Robert Burns

The Lassie Gathring Nits - Analysis

From hedgerow innocence to predation

Burns sets up a scene that looks almost childlike in its simplicity: a bonie lass goes gath'ring nits, plucking them heigh and laigh, taking what the woods offer. The repeated action of pu'd makes her work feel rhythmic and harmless, a small pastoral routine. That calm matters because the poem’s central move is to show how easily a familiar, “safe” countryside moment can become a stage for men’s entitlement. The woodland that first reads as shelter becomes, once she sleeps the wood amang, a place where she is unprotected and watched.

The poem’s governing claim, beneath its joking surface, is that female vulnerability is treated as an opportunity, and the speaker’s storytelling style participates in that treatment. What begins as a folk vignette becomes a record of escalating violation, narrated with a wink.

The hinge: sleep as the loss of agency

The turn comes when she is tir'd at length and lies down. Sleep changes the moral physics of the poem: it removes consent from the scene while leaving the men’s confidence intact. The arrival of three lusty lads is announced almost like a chorus entrance, as if their strength is the main fact about them. Burns repeats lusty and adds strang, signaling that the coming action will be one-sided. In this hinge moment, the poem quietly swaps the lass’s repeated verbs (she pu'd, she chose, she moved) for the men’s verbs (they kiss, loosen, do).

Escalation disguised as cheek

The first lad’s act is framed in the language of casual permission: he kisses her rosy lips because he thought it was nae wrang. That line is chilling precisely because it is so ordinary; it replaces the woman’s will with the man’s assumption. The second lad goes further, lous'd her bodice fair, and the detail Fac'd up wi' London whang pulls the body into view as an object with fastenings to be undone. The mention of London adds a sly tang of fashion and worldliness, as if sexual access is another imported commodity.

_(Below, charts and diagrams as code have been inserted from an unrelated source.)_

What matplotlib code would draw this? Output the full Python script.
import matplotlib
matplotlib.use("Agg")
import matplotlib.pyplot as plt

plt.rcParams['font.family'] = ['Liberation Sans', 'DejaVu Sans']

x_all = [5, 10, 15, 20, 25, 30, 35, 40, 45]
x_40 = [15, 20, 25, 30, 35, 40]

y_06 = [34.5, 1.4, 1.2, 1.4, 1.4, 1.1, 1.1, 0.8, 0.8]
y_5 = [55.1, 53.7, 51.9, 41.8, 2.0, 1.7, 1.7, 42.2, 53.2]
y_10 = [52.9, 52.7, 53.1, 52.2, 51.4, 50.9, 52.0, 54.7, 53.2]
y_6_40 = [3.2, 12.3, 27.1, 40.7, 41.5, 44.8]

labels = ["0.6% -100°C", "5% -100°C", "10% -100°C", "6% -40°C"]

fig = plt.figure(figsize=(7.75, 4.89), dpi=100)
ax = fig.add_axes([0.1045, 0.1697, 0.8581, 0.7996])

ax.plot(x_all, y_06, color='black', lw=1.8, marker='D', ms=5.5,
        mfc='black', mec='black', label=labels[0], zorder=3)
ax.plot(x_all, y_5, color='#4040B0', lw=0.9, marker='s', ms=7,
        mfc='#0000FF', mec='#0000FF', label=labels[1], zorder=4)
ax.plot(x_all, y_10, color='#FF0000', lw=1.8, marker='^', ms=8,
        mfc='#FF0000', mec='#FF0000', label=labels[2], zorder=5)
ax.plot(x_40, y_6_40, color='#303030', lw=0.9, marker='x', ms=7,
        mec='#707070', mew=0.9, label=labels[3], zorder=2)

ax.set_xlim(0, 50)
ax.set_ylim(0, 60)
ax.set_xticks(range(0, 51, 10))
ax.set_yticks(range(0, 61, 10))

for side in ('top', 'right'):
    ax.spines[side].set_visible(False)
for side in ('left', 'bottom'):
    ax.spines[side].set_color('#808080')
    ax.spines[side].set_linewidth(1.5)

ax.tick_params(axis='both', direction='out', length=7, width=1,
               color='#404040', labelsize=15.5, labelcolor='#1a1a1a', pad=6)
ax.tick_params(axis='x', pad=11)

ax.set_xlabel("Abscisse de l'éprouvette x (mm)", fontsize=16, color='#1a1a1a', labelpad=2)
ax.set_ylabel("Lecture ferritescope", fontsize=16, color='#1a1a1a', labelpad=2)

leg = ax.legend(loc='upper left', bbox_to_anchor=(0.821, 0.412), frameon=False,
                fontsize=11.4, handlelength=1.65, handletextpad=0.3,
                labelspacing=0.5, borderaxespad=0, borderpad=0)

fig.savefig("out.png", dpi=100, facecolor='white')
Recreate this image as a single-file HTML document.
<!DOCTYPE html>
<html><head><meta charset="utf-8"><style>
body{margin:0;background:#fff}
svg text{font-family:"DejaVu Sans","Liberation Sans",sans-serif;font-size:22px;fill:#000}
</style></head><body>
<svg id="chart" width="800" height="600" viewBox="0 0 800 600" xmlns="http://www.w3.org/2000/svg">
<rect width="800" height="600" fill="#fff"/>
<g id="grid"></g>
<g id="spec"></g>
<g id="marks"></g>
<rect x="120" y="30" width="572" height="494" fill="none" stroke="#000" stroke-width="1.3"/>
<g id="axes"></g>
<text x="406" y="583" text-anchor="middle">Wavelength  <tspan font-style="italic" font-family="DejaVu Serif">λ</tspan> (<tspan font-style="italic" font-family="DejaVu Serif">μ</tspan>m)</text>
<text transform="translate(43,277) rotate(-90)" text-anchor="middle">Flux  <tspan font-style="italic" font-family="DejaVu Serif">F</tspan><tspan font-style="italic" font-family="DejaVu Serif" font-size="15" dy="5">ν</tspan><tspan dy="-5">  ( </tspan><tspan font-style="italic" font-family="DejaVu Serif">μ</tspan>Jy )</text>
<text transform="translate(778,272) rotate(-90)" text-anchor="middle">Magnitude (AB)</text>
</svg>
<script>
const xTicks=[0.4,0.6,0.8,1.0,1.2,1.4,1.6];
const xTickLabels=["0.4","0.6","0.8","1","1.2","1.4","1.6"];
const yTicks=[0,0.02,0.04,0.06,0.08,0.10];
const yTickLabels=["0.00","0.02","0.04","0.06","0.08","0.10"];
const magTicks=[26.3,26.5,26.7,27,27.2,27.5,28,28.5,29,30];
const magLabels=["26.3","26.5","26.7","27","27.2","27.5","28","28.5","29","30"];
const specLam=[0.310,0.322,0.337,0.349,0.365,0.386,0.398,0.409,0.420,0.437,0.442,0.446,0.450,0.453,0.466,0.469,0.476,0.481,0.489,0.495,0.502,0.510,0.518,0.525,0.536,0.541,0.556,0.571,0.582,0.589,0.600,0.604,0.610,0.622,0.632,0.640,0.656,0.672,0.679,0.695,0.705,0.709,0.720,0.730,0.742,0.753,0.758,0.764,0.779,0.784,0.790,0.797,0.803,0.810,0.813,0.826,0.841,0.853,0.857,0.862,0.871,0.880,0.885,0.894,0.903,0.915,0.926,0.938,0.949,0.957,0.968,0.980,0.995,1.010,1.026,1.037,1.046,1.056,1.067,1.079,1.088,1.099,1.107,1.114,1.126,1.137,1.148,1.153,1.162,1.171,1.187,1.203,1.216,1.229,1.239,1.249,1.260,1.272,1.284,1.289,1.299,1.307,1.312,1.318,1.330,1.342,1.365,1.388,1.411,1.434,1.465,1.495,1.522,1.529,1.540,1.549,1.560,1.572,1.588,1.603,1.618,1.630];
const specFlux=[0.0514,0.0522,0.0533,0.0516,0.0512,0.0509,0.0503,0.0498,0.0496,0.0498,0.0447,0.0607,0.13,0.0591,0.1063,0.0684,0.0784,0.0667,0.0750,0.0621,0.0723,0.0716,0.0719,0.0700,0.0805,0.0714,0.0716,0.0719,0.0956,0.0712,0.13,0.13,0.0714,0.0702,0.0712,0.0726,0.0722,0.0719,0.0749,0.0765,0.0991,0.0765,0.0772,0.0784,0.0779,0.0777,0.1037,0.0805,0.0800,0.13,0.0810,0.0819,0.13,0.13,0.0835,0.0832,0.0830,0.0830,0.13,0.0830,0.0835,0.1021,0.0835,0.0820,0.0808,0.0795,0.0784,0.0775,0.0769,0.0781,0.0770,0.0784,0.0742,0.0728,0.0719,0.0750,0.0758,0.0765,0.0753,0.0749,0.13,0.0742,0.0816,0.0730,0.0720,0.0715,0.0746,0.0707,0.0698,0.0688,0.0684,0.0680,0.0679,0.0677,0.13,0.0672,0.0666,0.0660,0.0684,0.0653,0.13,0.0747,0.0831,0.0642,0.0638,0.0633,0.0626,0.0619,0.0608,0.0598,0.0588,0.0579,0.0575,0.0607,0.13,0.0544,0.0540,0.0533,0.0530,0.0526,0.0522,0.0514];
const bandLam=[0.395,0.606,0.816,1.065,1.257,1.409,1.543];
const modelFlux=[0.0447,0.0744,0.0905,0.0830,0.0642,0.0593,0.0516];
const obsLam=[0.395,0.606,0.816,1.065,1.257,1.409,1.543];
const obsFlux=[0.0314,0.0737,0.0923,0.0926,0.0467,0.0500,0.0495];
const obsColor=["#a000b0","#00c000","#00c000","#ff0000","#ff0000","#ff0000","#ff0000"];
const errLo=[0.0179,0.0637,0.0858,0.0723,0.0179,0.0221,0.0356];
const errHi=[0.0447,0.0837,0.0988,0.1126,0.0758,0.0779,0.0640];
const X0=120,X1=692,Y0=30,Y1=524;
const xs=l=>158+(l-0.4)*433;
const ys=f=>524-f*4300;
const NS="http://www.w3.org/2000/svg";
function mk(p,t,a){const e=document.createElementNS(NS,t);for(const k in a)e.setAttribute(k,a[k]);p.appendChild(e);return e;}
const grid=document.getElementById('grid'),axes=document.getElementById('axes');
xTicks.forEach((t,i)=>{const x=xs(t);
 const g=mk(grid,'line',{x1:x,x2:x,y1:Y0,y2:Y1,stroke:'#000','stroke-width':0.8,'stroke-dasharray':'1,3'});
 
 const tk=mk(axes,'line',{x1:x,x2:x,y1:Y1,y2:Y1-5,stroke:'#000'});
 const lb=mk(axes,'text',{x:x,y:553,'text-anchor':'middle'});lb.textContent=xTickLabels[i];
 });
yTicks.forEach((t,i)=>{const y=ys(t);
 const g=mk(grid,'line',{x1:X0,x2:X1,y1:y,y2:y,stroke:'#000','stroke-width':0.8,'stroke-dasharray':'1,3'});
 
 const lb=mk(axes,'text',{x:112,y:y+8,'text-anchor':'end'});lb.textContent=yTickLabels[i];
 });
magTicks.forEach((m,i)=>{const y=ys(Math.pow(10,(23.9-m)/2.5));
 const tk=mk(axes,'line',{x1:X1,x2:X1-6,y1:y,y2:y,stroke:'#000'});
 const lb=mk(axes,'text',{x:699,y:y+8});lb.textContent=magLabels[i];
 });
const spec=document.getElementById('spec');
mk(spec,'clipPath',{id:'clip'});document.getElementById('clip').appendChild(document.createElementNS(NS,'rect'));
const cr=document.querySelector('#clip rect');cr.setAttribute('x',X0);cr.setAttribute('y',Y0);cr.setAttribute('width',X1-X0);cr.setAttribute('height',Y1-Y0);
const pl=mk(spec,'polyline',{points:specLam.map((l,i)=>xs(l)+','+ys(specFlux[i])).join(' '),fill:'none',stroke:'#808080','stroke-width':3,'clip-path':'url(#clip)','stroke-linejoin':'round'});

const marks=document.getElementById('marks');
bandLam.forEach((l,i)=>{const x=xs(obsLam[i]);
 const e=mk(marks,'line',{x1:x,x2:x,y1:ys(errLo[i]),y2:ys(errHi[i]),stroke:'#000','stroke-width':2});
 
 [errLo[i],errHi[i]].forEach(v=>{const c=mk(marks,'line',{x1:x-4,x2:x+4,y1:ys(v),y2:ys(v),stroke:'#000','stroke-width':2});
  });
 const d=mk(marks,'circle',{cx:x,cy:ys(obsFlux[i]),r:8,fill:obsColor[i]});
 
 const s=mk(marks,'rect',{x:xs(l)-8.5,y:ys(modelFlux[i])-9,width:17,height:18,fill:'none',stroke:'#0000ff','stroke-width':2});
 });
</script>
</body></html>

Each step also re-titles the encounter: from a kiss that can be passed off as roguish to undressing that is harder to pretend is harmless. The poem’s steady, singsong narration keeps trying to make the escalation feel like a familiar joke, but the facts of the scene resist that comfort.

The most telling line is what won’t be told

The bluntest moment is the speaker’s refusal: I's no put in this sang. On one level, it’s a bawdy tease, a promise of something too spicy for the printed page. On another, it’s a moral dodge. The poem asks the audience to enjoy the implication while absolving the narrator from naming it. That coyness becomes complicit: the third lad’s act is treated as unsayable entertainment rather than as harm done to a sleeping person.

This is the poem’s key tension: it wants the frisson of taboo without the responsibility of description. The omission doesn’t protect the lass; it protects the song’s tone, and the singer’s innocence, while the violence remains implied and therefore oddly portable, something listeners can fill in as they like.

Waking up: punchline or aftermath?

The closing couplet shifts the center of feeling back to the lass: she wauken'd in a fright and says, I hae sleept lang. The fright is real, but the line she speaks is almost comically mild, as if she can only register the event as lost time. That mismatch creates an uneasy double effect: the folk-song voice offers a punchline, but the lass’s fear suggests aftermath. The poem ends not with justice or confrontation, but with disorientation. Time has passed, something has happened, and her first language for it is uncertainty.

A sharper question the poem leaves hanging

If the final note is a fright, why does the song insist on the lads’ lusty vitality and the narrator’s wink? The poem seems to test how far a community’s laughter can stretch over a woman’s consent before the laughter starts to sound like another kind of silence.